Для самого Флоровского хождение по «Путям…» стало драматическим столкновением с самым влиятельным, и от того особенно опасным для русского богословия, направлением философской мысли — «софиологией», идеей «всеединства». До сих пор в популярных публицистических переложениях русской мысли можно услышать, что основная её особенность — это опора на «всеобщее», пренебрежение к частному, к индивидуальности. «Соборность» порой трактуют у нас едва ли не как власть толпы, точнее, как власть тех, кто присвоил себе полномочие от имени этой толпы говорить, прикрывая заботой о всеобщем самый беспощадный диктат злой личной или групповой воли.
В фантазиях о «всеединстве» размывались и стирались фундаментальные границы между человеком и толпой, между злом и добром, раем и адом, Богом и человеком. Всё восходило к единому началу и в единое начало должно было возвратиться. История оказывалась бессмыслицей. Индивидуальное существование, достоинство человеческой личности — злом, грехом, который надобно преодолеть.
Г. Флоровский справедливо видел в этом возрождение страшнейшего врага христианства — античного гностицизма — и вступил в решительную борьбу, которая отравила многие годы его преподавания в Сергиевском институте в Париже. Сам отец Сергий Булгаков, бывший ректором института, чьим невольным оппонентом, а порой и обвинителем выступал Флоровский, оставался к нему неизменно благожелателен. Но сторонники интеллигентской групповщины старались превратить конфликт идей в конфликт личностей. Это принесло отцу Георгию немало огорчений, но зато в этом споре выкристаллизовались его собственные философия и богословие, являющиеся, пожалуй, одним из высших достижений русской мысли.
В центре мировоззрения Флоровского лежит идея Творения. Бытие не произрастает, не развивается из неких первоначал, а приводится от небытия в бытие творческим словом Бога. А значит основы всего существующего — не случайны, не произвольны, а положены самим Творцом. Индивидуальное, частное, личное сотворено Богом, а потому имеет ценность в вечности. Разнообразие мира — не следствие отпадения одинаковых благих дýхов от божественного замысла, как учил древний еретик Ориген (полемика с оригенизмом — один из основных мотивов богословской мысли Флоровского). Разнообразие, непохожесть, — самый фундамент этого мира.
И конечная точка бытия мира — эсхатологический предел, состоит не в том, чтобы личности и вещи слились в некое неразличимое бесформенное нечто, а в том, чтобы всё достойное в творении во всей своей индивидуальности приобщилось к божественной жизни. «Бог стал человеком, чтобы человек стал Богом», — не уставал повторять Флоровский изречение святителя Григория Богослова.
Флоровский со всей решительностью заявляет: Библия есть история. Это священная история реальных и судьбоносных событий, а не собрание произвольно толкуемых аллегорий. Библия — это Откровение Божие, запись того как и что Бог открывал о Себе человеку. Но Откровение это именно откровение, открытость, а не система мало или вовсе непонятных намеков.

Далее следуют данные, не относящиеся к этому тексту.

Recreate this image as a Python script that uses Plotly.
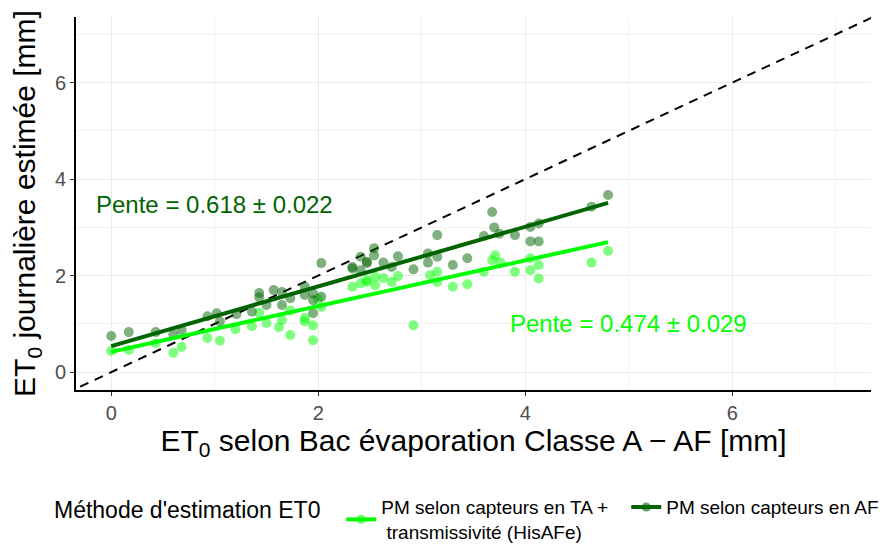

Чудо Священной Истории не в том, что Бог рассыпает по земле таинственные знаки, а в том, что Он открыто являет Себя, в том числе и среди самых, вроде бы, недостойных предметов. Не надо пытаться увидеть в числе верблюдов Авраама таинственные намеки. Надо восхититься тому, что Господь явился среди авраамовых верблюдов, а родился в яслях. И именно эти верблюды и ясли удостоверяют действительность, реальность свершившегося богоявления, тот факт, что оно произошло с нами в нашем мире, а не в некоем идеальном плане бытия.
Флоровский адаптирует к понятию христианской истории идеи Марка Блока и Робина Джорджа Коллингвуда, которые в 1940‐е гг. осуществили настоящую революцию в понимании того, что такое историческая наука. Христианство — это глубоко историческая религия, «религия историков», и потому исторический метод для христианской мысли принципиален. При этом историзм должен служить не ниспровержению, а утверждению христианства и, в частности, догмата. Ошибкой либеральной теологии было не то, что она рассматривала историческое происхождение догматов, а то, что их историчность как бы уменьшала их ценность.
«Историческое» для метафизического сознания означало «неважное», «второстепенное», «несущественное». Для Флоровского же историческое означает — действительное, конкретное, состоявшееся, фактическое, и потому не отменяемое. В конечном счете, как показывает Флоровский, христианство и есть истинное историческое мышление. Оно говорит о действительно совершившихся событиях, подчеркивает их действительность, и пытается постичь их смысл — в ретроспективе, как историю приуготовления Воплощения, и в перспективе, как историю, устремленную к эсхатологическому сбыванию мира. Христианство утверждает ценность эмпирического, исторического человека и происходящих с ним событий, потому что эти события, в конечном счете, ведут его к спасению или к гибели.